LONDON (Reuters) - Britain announced a task force on Thursday to exploit the technology underpinning cryptoassets, such as bitcoin and other cryptocurrencies, as part of new plans to help fintech companies find more customers.
British finance minister Philip Hammond said he was committed to helping fintech grow and flourish by taking a series of domestic steps and forging links overseas.
“As part of that, a new task force will help the UK to manage the risks around cryptoassets, as well as harnessing the potential benefits of the underlying technology,” Hammond told a fintech conference hosted by the finance ministry.
Investors have flocked to cryptocurrencies like bitcoin despite wild price swings.
Regulators have warned that investors could lose all their money, but see promise in the blockchain technology that underpins cryptoassets.
Britain’s announcement comes after finance ministers from the Group of 20 richest economies (G20) were unable this week to find enough consensus for global regulation of cryptocurrencies.
Britain’s financial services minister John Glen said he expected an interim report on cryptoassets soon, though initial guidance is that the scale of activity does not pose any significant risks.
“Regulation could be an enabler of a stable, flourishing cryptocurrency sector,” Glen told reporters.
Bank of England Deputy Governor Dave Ramsden said the central bank has set up a new fintech hub to consider both how the Bank understands and how it applies fintech, relevant to its mission.
Ramsden said the hub would be a central point of contact for the fintech sector and would play a role in the new taskforce announced by Hammond.
Britain has become a major centre for fintech and wants to reassure the sector of its support ahead of the country’s departure from the European Union next March.

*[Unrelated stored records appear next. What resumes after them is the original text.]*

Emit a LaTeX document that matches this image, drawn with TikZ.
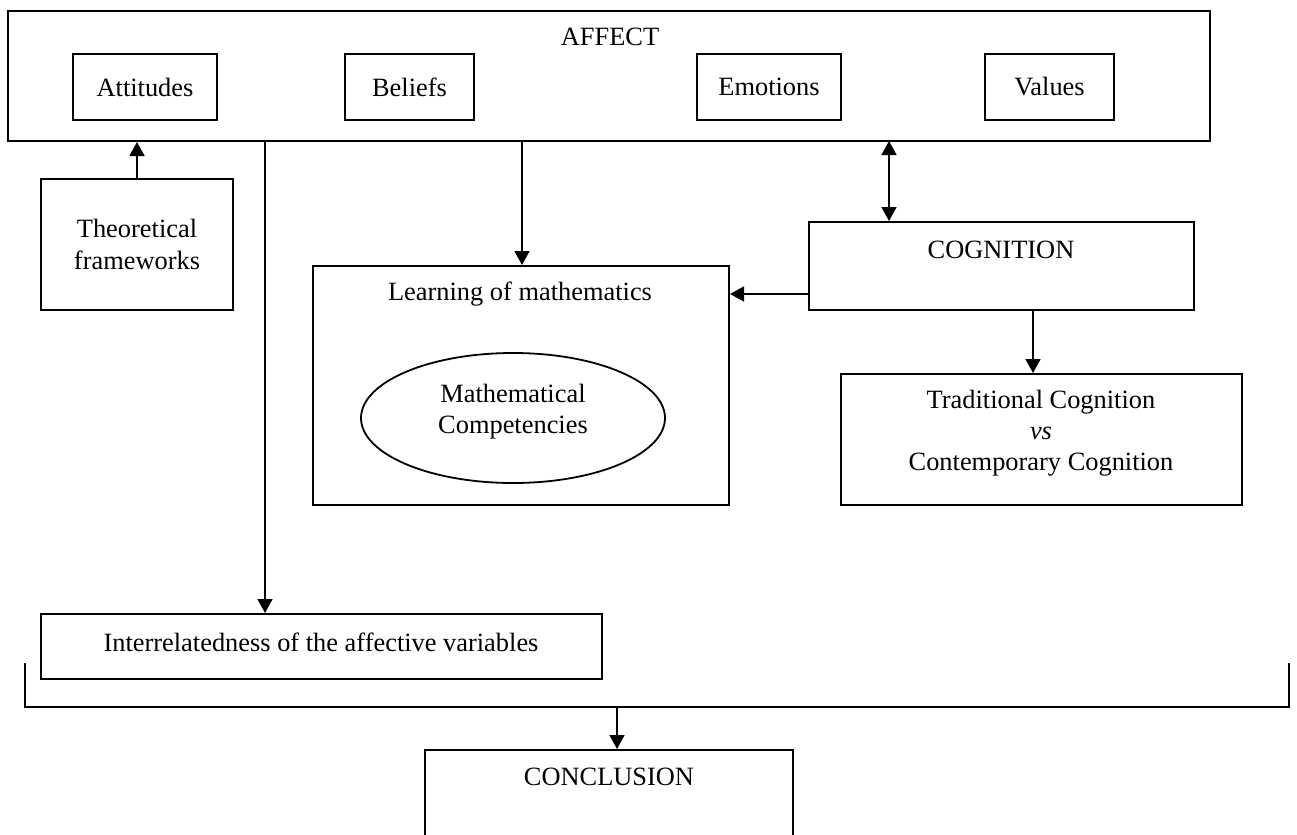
\documentclass[tikz,border=0pt]{standalone}
\usepackage{fontspec}
\setmainfont{Liberation Serif}
\usetikzlibrary{arrows.meta,shapes.geometric}
\tikzset{
  box/.style={draw=black,line width=1pt,rectangle,inner sep=0pt},
  lbl/.style={inner sep=0pt,align=center,font=\fontsize{13.2}{15.6}\selectfont},
  arr/.style={line width=0.9pt,-{Triangle[length=7pt,width=7.5pt]}},
  darr/.style={line width=0.9pt,{Triangle[length=7pt,width=7.5pt]}-{Triangle[length=7pt,width=7.5pt]}},
  plain/.style={line width=0.9pt}
}
\begin{document}
\begin{tikzpicture}[x=0.5pt,y=-0.5pt]
\useasboundingbox (0,0) rectangle (1297,835);
\clip (0,0) rectangle (1297,835);
\fill[white] (0,0) rectangle (1297,835);
% AFFECT
\node[box,minimum width=601pt,minimum height=65pt] (affect) at (609,76) {};
\node[lbl] (affectlbl) at (610,37) {AFFECT};
\node[box,minimum width=72pt,minimum height=33pt,lbl,draw] (att) at (145,87) {Attitudes};
\node[box,minimum width=64.5pt,minimum height=33pt,lbl,draw] (bel) at (409.5,87) {Beliefs};
\node[box,minimum width=72pt,minimum height=33pt,lbl,draw] (emo) at (769,87) {Emotions};
\node[box,minimum width=64.5pt,minimum height=33pt,lbl,draw] (val) at (1049.5,87) {Values};
% Theoretical frameworks
\node[box,minimum width=96pt,minimum height=65.5pt,lbl,draw] (theo) at (137,244.5) {Theoretical\\frameworks};
% Learning
\node[box,minimum width=208pt,minimum height=119.5pt] (learn) at (521,385.5) {};
\node[lbl] (learnlbl) at (520,294) {Learning of mathematics};
\node[draw=black,line width=0.9pt,ellipse,inner sep=0pt,minimum width=152pt,minimum height=65pt] (ell) at (513,418) {};
\node[lbl] (elllbl) at (513,412) {Mathematical\\Competencies};
% Cognition
\node[box,minimum width=192.5pt,minimum height=44pt] (cog) at (1001.5,266) {};
\node[lbl] (coglbl) at (1001,250) {COGNITION};
\node[box,minimum width=200.5pt,minimum height=65.5pt] (trad) at (1041.5,439.5) {};
\node[lbl] (tradlbl) at (1041,433) {Traditional Cognition\\\textit{vs}\\Contemporary Cognition};
% Interrelatedness
\node[box,minimum width=280.5pt,minimum height=32.5pt] (inter) at (321.5,646.5) {};
\node[lbl] (interlbl) at (321,642) {Interrelatedness of the affective variables};
% Conclusion
\node[box,minimum width=184pt,minimum height=80pt] (concl) at (609,830) {};
\node[lbl] (concllbl) at (609,777) {CONCLUSION};
% connectors
\draw[arr] (theo.north) -- (theo.north |- affect.south);
\coordinate (c1) at (265,141);
\draw[arr] (c1) -- (c1 |- inter.north);
\coordinate (c2) at (522,141);
\draw[arr] (c2) -- (c2 |- learn.north);
\coordinate (c3) at (889,141);
\draw[darr] (c3) -- (c3 |- cog.north);
\coordinate (c4) at (809,294);
\draw[arr] (c4) -- (c4 -| learn.east);
\coordinate (c5) at (1033,310);
\draw[arr] (c5) -- (c5 |- trad.north);
\coordinate (b1) at (25,663);
\coordinate (b2) at (25,707);
\coordinate (b3) at (1289,707);
\coordinate (b4) at (1289,663);
\draw[plain] (b1) -- (b2) -- (b3) -- (b4);
\coordinate (c6) at (617,707);
\draw[arr] (c6) -- (c6 |- concl.north);
\end{tikzpicture}
\end{document}
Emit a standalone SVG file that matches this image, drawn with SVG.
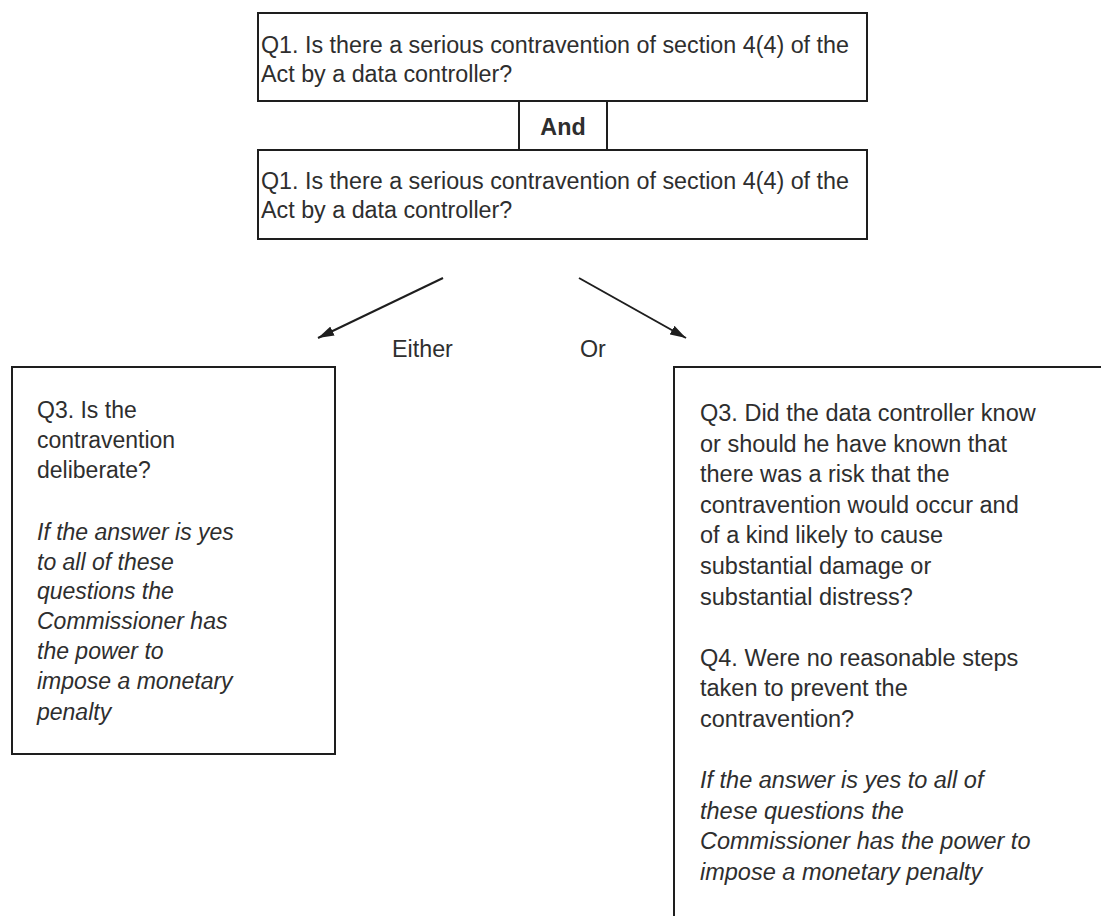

The EU has also stepped up efforts to make itself more attractive as a location for fintech firms.
France plans to create a legal framework for raising funds via cryptocurrencies and aims to become a leading centre for offerings in bitcoin-style digital currencies, its finance minister, Bruno Le Maire, wrote on a news website.
Glen said despite French President Emmanuel Macron rolling out the red carpet to fintech firms, he saw no significant evidence of a serious appetite among firms in London to move to new jurisdictions.
While Brexit could be a distraction, there was also no evidence it was impeding investment in UK fintech, Glen said.
“We are still seeing great buoyancy and I expect that to continue. In fintech we see global opportunities,” Glen added.
But HSBC Chairman Mark Tucker told the conference that Britain also faces considerable challenges from other financial centres, highlighting China’s leadership in the mobile and digital economies.
“Even with London’s pre-eminent position, commercial advantage must be constantly worked for and renewed,” Tucker said.
Hammond said the fintech strategy would include schemes to pilot “robo regulation”, or the use of software by fintech firms to comply with regulation to save time and money.
New industry standards will enable fintech firms to team up with banks more easily to offer complex services and reach more customers, he said.
Industry and government will create “shared platforms” to remove barriers faced by fintech firms setting up new systems, Hammond said.
Hammond and Australian Treasurer Scott Morrison signed a “fintech bridge” agreement to help UK-based fintech firms sell products and services in Australia and promote regulatory cooperation.
Ramsden said the rise of fintech could help Britain improve its long-standing problem of weak productivity growth as well as help the BoE improve its internal infrastructure.